• [YOUR TASK]:
Print the material below exactly as it stands, please, from its first line to the line holding "GAIN = 30.7", with no pictures.

# START OF SUPPLIED DATA

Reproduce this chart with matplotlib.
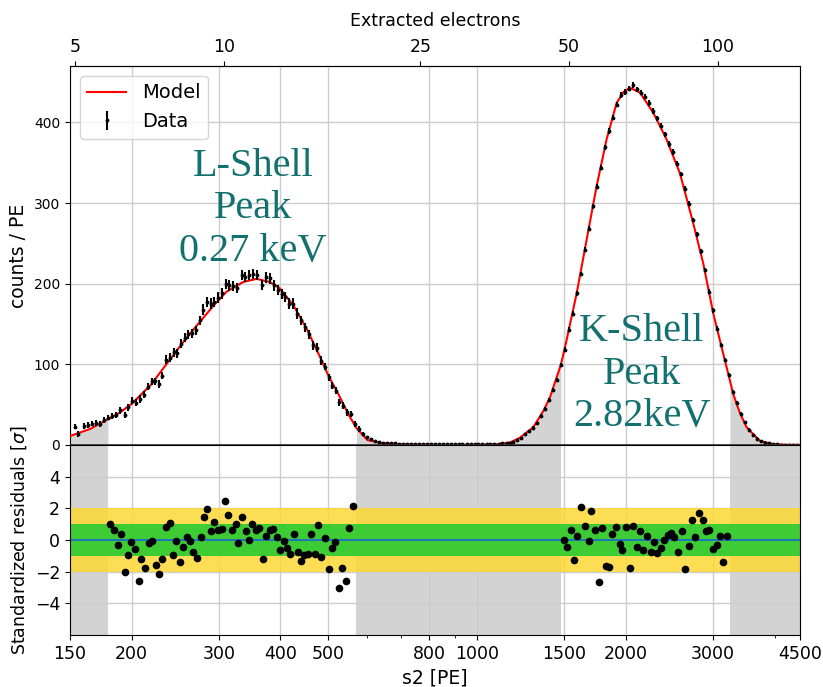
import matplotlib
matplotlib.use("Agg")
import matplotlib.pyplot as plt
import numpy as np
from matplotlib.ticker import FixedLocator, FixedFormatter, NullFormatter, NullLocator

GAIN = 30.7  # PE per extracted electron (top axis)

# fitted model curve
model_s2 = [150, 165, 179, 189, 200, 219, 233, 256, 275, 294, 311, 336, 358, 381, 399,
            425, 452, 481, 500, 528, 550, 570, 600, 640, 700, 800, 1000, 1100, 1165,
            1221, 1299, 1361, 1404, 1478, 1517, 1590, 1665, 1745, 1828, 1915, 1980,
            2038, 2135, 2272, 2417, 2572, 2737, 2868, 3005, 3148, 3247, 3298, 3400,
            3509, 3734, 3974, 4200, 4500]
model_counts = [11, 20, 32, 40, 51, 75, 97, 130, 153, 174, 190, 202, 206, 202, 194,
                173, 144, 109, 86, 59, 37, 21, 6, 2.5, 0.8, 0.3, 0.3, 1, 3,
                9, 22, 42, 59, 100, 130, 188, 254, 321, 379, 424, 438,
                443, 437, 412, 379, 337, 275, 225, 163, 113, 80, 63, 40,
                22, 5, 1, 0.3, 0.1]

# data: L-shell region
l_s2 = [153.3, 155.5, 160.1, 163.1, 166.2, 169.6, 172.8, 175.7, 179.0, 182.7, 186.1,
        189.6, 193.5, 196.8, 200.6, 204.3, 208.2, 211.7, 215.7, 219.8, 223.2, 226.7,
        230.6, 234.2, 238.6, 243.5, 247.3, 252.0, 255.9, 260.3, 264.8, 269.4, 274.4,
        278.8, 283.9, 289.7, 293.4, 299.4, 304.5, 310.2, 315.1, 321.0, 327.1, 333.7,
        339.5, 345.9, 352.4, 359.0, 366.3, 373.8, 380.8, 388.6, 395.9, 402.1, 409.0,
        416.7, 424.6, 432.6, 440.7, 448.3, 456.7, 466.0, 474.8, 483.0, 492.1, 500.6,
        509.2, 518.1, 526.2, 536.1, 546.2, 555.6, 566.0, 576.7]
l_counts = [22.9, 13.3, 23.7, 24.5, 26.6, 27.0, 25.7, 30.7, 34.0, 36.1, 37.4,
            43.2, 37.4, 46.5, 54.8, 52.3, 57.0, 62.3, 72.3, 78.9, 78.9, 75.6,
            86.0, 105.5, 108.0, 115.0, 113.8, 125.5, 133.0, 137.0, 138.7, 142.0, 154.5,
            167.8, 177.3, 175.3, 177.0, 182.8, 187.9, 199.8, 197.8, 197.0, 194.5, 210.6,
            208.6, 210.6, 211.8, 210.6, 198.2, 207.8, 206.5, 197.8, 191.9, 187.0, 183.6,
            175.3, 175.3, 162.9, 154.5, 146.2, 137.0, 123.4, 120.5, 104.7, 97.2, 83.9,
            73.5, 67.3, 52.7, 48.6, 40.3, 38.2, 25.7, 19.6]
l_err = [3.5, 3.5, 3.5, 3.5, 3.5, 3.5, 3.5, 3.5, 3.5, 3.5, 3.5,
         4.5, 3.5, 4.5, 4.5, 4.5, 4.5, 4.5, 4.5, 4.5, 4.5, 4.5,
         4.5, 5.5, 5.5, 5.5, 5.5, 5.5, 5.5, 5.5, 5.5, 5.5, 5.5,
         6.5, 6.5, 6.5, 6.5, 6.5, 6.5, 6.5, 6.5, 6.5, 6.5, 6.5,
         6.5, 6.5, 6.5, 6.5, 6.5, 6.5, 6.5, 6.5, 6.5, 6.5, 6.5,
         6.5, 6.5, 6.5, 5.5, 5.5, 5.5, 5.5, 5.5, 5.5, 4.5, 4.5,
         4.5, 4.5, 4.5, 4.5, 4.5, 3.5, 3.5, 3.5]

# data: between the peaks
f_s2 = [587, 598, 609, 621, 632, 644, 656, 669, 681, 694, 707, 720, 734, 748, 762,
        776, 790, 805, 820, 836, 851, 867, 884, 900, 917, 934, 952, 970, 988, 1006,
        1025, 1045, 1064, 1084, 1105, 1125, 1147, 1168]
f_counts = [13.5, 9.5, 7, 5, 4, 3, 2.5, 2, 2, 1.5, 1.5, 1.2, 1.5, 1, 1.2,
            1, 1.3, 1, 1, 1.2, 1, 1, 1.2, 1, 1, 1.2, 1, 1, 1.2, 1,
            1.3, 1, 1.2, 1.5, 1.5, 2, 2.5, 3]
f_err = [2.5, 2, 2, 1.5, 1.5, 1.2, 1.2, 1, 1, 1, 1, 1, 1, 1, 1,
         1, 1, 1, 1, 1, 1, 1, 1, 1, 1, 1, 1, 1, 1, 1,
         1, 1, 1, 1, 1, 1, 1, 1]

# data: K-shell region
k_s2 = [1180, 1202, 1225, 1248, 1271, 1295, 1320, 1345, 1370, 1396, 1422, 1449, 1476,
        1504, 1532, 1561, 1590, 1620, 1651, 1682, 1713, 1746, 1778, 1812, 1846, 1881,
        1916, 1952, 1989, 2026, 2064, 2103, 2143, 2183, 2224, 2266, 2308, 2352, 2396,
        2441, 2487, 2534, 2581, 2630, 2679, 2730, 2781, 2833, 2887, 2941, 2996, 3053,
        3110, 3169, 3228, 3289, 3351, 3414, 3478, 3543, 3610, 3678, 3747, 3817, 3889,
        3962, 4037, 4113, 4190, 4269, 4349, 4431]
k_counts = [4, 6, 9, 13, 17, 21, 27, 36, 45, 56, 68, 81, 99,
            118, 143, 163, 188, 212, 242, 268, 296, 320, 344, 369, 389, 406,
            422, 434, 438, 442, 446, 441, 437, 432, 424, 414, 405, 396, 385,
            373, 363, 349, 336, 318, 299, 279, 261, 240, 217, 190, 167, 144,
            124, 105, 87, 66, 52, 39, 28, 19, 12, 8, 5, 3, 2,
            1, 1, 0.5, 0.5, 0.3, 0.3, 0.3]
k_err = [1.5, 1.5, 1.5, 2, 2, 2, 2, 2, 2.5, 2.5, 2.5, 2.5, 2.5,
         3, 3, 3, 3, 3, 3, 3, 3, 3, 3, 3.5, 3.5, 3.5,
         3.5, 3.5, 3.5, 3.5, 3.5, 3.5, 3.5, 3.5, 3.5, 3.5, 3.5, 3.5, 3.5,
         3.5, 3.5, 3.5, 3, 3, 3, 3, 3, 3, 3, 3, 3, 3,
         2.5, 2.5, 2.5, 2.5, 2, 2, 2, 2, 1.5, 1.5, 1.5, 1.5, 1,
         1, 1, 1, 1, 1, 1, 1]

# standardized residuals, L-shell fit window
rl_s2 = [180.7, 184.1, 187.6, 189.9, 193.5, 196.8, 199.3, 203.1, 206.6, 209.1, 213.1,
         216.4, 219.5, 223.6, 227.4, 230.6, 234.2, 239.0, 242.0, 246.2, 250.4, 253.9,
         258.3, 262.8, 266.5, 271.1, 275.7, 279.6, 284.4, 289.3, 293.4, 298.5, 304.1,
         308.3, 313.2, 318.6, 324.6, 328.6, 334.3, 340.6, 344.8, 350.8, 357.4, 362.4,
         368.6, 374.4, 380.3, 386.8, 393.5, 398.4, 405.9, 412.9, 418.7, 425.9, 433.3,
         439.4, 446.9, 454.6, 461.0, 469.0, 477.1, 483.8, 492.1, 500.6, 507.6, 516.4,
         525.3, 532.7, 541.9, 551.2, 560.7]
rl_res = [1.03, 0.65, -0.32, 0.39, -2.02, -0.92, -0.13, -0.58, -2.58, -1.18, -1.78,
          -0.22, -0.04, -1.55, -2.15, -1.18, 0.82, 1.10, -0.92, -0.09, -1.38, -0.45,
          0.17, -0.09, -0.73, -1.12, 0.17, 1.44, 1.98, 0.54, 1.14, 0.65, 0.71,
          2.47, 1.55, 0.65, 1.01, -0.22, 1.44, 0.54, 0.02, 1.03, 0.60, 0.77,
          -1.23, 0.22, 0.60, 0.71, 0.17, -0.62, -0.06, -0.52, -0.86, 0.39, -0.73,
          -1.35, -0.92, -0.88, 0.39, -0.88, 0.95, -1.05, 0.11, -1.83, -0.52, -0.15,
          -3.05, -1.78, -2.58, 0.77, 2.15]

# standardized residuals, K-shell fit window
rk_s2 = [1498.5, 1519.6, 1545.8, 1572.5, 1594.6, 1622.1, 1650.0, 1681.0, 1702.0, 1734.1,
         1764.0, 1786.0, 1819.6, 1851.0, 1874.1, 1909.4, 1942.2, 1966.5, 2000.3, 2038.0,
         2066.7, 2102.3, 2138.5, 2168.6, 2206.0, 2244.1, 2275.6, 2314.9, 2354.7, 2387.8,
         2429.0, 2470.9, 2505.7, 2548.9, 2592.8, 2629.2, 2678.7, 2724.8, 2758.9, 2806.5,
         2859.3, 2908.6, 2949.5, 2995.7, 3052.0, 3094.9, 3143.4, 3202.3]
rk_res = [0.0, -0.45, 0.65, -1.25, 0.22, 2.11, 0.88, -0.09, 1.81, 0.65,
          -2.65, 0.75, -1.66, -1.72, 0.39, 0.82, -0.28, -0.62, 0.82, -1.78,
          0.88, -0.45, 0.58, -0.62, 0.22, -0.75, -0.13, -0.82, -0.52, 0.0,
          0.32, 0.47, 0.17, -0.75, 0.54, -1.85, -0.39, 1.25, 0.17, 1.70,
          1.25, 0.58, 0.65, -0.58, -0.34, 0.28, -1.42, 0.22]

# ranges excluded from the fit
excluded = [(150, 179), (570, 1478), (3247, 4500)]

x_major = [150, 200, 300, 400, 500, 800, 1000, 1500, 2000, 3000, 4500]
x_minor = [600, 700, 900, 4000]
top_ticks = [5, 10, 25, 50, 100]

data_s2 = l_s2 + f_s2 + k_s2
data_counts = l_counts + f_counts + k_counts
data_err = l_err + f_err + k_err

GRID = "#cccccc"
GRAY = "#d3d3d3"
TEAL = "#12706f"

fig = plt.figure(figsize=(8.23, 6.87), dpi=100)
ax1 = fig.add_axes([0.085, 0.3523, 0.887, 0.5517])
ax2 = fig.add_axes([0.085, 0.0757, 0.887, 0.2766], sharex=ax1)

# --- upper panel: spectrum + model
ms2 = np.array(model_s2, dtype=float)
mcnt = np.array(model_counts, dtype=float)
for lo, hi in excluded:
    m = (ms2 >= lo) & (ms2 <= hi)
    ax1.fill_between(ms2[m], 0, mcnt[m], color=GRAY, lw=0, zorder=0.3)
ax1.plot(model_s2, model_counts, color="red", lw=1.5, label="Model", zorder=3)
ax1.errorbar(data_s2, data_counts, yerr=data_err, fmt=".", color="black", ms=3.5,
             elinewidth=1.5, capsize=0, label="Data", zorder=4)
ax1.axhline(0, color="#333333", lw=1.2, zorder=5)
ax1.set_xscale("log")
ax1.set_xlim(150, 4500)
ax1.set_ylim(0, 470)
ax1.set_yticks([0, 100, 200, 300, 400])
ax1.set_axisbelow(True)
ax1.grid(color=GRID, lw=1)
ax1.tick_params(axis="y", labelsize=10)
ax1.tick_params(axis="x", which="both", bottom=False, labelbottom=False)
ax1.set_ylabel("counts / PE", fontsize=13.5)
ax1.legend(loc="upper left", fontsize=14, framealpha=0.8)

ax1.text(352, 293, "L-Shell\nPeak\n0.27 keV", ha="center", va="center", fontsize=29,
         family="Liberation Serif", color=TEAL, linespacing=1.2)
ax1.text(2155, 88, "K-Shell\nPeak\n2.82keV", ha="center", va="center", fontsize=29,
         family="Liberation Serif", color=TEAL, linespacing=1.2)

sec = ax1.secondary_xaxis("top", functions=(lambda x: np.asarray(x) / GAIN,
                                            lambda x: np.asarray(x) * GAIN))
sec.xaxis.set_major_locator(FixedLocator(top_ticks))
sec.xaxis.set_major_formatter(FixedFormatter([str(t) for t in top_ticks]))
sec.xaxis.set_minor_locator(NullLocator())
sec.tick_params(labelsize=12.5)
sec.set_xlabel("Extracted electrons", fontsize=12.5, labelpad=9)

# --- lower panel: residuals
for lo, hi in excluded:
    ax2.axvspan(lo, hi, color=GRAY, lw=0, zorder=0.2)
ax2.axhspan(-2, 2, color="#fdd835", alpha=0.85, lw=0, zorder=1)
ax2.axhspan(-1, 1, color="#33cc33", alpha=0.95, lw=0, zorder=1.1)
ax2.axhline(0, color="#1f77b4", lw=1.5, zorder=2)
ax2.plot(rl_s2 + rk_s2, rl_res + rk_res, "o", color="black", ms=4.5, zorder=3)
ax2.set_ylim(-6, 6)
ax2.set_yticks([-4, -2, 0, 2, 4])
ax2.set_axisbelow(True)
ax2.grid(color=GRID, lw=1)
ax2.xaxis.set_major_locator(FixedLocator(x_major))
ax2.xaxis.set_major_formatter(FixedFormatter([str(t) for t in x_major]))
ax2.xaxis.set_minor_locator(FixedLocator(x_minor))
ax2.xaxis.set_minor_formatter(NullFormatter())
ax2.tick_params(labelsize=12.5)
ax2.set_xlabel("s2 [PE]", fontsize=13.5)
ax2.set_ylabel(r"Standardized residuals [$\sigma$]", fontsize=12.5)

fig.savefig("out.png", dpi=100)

# END OF SUPPLIED DATA

• [ANSWER BELOW]:
Reproduce this chart with matplotlib.
import matplotlib
matplotlib.use("Agg")
import matplotlib.pyplot as plt
import numpy as np
from matplotlib.ticker import FixedLocator, FixedFormatter, NullFormatter, NullLocator

GAIN = 30.7  # PE per extracted electron (top axis)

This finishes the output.